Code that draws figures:
# # # #
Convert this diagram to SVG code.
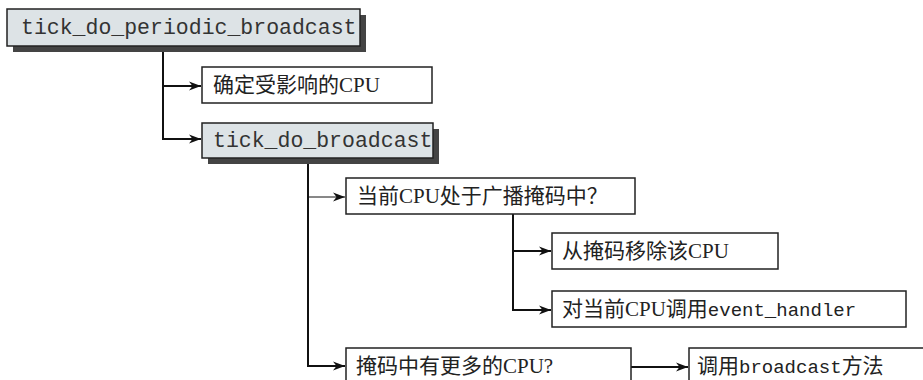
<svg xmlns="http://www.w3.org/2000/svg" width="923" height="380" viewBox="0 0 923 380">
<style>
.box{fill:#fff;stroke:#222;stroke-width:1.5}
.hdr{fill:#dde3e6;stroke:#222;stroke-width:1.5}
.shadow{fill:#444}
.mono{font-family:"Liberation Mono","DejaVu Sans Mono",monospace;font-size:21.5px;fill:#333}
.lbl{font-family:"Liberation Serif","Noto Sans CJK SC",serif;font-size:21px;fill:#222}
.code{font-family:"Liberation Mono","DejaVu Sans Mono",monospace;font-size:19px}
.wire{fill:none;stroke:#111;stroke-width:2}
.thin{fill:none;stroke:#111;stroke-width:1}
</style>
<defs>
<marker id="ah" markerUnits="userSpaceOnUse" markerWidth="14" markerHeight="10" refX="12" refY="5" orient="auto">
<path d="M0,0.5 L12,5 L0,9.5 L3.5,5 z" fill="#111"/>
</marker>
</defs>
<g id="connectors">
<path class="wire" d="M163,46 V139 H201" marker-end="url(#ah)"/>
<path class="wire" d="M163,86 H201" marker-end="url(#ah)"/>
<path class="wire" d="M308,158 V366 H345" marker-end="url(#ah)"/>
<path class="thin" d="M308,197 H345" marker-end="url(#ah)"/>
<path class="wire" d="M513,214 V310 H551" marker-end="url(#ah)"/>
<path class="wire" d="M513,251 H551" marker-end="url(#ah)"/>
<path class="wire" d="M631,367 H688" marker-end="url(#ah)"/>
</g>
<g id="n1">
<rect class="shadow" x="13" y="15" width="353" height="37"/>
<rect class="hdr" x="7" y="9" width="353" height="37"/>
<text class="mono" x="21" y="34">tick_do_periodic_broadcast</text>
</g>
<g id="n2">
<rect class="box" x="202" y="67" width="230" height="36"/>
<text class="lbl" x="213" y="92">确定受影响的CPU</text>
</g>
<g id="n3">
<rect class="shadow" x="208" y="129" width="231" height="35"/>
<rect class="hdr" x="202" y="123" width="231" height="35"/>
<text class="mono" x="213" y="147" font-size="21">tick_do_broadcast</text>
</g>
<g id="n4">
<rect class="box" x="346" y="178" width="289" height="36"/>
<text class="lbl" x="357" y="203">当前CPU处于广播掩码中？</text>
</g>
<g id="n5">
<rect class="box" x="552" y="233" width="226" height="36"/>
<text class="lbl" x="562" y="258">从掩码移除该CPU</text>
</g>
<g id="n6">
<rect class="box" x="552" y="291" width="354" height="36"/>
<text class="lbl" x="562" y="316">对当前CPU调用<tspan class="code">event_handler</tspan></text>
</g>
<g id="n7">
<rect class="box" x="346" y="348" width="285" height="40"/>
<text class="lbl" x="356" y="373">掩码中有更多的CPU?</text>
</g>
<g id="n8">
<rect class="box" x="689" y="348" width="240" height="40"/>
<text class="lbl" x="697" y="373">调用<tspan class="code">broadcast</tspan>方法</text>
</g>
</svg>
# # # #
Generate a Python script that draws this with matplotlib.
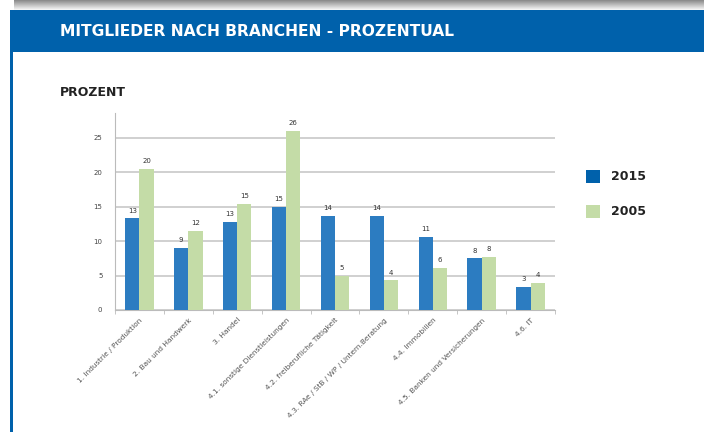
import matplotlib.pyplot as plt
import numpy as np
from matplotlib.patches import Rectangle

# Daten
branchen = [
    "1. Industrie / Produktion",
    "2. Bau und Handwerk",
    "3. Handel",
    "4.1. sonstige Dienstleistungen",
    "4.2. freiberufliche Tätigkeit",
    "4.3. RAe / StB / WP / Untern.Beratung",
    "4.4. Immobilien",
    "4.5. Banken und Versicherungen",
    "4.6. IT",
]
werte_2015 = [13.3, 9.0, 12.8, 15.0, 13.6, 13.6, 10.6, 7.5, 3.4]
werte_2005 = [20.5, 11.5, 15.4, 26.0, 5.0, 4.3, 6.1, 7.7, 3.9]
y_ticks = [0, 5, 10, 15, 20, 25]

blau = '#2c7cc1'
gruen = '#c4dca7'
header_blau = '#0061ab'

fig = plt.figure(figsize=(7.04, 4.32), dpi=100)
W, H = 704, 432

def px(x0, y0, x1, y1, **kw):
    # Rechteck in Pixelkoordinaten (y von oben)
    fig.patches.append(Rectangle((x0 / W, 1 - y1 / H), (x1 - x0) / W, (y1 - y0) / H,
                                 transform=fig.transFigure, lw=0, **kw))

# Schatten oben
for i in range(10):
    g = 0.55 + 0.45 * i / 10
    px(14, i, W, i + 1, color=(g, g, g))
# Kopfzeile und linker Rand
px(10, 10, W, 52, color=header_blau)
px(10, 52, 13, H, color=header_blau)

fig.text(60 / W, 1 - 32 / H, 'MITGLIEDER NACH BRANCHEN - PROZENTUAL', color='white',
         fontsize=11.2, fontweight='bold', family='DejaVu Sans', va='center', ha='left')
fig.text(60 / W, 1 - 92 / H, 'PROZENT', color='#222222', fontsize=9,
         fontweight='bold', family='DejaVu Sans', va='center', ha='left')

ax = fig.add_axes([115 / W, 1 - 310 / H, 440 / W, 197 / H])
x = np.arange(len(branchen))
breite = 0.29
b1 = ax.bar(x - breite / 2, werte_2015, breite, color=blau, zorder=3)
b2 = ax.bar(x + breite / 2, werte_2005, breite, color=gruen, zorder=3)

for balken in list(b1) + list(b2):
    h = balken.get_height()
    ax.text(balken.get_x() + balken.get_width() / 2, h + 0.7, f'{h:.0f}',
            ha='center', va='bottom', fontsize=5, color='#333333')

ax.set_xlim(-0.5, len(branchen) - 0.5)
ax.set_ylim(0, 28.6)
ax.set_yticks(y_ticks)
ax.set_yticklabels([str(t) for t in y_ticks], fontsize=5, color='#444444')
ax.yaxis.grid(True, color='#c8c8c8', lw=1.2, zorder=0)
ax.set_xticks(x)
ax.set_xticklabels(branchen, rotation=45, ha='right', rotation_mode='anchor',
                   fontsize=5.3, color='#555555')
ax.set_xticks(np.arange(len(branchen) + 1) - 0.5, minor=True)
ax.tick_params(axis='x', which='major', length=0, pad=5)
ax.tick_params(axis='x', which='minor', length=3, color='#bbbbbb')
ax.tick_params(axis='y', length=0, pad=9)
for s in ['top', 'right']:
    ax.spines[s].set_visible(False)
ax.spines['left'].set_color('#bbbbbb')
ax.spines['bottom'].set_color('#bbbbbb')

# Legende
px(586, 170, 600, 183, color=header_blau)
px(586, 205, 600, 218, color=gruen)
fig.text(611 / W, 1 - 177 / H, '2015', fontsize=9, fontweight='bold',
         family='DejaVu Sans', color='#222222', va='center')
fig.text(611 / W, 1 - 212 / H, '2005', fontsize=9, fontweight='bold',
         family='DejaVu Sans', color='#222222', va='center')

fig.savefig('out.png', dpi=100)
# # # #
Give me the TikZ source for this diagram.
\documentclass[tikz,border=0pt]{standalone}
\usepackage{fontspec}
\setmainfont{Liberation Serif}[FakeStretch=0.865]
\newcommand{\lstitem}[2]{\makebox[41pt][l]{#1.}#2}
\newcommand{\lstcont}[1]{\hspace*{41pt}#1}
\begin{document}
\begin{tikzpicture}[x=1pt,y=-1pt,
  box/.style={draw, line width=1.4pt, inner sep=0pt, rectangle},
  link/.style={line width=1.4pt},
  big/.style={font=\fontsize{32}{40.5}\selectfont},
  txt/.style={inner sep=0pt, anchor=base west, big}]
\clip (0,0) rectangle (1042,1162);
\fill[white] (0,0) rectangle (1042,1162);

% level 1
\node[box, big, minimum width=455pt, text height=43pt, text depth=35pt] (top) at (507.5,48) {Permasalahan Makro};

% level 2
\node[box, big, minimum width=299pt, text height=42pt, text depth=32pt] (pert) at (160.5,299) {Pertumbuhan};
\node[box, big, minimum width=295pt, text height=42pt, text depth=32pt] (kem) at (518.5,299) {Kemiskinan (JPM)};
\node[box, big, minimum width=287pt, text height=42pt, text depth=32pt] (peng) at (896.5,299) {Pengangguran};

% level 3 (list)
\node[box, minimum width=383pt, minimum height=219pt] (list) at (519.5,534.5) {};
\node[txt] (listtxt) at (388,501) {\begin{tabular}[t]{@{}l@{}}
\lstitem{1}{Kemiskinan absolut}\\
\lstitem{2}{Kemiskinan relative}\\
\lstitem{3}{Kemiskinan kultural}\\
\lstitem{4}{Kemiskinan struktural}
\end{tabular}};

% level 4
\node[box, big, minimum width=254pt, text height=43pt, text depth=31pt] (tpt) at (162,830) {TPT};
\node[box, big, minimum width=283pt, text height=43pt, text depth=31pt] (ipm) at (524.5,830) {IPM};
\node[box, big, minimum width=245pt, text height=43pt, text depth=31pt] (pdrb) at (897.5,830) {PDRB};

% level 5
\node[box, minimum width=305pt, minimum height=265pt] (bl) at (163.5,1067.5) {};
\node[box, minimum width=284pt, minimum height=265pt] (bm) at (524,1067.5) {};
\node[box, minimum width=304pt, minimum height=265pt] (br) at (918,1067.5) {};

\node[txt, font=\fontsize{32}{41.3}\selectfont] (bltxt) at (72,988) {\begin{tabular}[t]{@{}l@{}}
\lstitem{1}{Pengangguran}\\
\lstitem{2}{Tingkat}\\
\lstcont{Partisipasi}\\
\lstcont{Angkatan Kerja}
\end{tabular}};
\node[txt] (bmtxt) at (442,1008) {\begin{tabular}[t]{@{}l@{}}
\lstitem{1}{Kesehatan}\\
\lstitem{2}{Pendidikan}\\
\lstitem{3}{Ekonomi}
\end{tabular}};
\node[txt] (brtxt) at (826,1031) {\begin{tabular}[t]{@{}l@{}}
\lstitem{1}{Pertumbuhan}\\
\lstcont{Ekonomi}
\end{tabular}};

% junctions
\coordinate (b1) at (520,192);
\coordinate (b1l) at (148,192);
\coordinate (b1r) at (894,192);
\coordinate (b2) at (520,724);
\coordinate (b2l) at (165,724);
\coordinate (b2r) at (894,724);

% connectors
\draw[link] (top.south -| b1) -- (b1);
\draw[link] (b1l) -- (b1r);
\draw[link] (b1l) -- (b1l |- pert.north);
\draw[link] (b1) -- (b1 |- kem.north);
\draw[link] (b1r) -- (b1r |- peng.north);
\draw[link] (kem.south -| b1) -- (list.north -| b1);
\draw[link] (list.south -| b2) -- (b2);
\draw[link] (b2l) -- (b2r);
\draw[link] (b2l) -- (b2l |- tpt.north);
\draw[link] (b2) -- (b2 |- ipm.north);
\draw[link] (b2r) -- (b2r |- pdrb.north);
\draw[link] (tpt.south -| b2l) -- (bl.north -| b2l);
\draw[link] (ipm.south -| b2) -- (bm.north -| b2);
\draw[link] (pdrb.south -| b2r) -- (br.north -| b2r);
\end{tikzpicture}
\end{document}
# # # #
### SHORT PROBLEM
Give back only the lines from the one holding "Generate a Python" through the one holding "ha='center', va='bottom', fontsize=5, color='#333333')", both kept, exactly as written. Omit the images.

### SOLUTION TO THIS TASK
Generate a Python script that draws this with matplotlib.
import matplotlib.pyplot as plt
import numpy as np
from matplotlib.patches import Rectangle

# Daten
branchen = [
    "1. Industrie / Produktion",
    "2. Bau und Handwerk",
    "3. Handel",
    "4.1. sonstige Dienstleistungen",
    "4.2. freiberufliche Tätigkeit",
    "4.3. RAe / StB / WP / Untern.Beratung",
    "4.4. Immobilien",
    "4.5. Banken und Versicherungen",
    "4.6. IT",
]
werte_2015 = [13.3, 9.0, 12.8, 15.0, 13.6, 13.6, 10.6, 7.5, 3.4]
werte_2005 = [20.5, 11.5, 15.4, 26.0, 5.0, 4.3, 6.1, 7.7, 3.9]
y_ticks = [0, 5, 10, 15, 20, 25]

blau = '#2c7cc1'
gruen = '#c4dca7'
header_blau = '#0061ab'

fig = plt.figure(figsize=(7.04, 4.32), dpi=100)
W, H = 704, 432

def px(x0, y0, x1, y1, **kw):
    # Rechteck in Pixelkoordinaten (y von oben)
    fig.patches.append(Rectangle((x0 / W, 1 - y1 / H), (x1 - x0) / W, (y1 - y0) / H,
                                 transform=fig.transFigure, lw=0, **kw))

# Schatten oben
for i in range(10):
    g = 0.55 + 0.45 * i / 10
    px(14, i, W, i + 1, color=(g, g, g))
# Kopfzeile und linker Rand
px(10, 10, W, 52, color=header_blau)
px(10, 52, 13, H, color=header_blau)

fig.text(60 / W, 1 - 32 / H, 'MITGLIEDER NACH BRANCHEN - PROZENTUAL', color='white',
         fontsize=11.2, fontweight='bold', family='DejaVu Sans', va='center', ha='left')
fig.text(60 / W, 1 - 92 / H, 'PROZENT', color='#222222', fontsize=9,
         fontweight='bold', family='DejaVu Sans', va='center', ha='left')

ax = fig.add_axes([115 / W, 1 - 310 / H, 440 / W, 197 / H])
x = np.arange(len(branchen))
breite = 0.29
b1 = ax.bar(x - breite / 2, werte_2015, breite, color=blau, zorder=3)
b2 = ax.bar(x + breite / 2, werte_2005, breite, color=gruen, zorder=3)

for balken in list(b1) + list(b2):
    h = balken.get_height()
    ax.text(balken.get_x() + balken.get_width() / 2, h + 0.7, f'{h:.0f}',
            ha='center', va='bottom', fontsize=5, color='#333333')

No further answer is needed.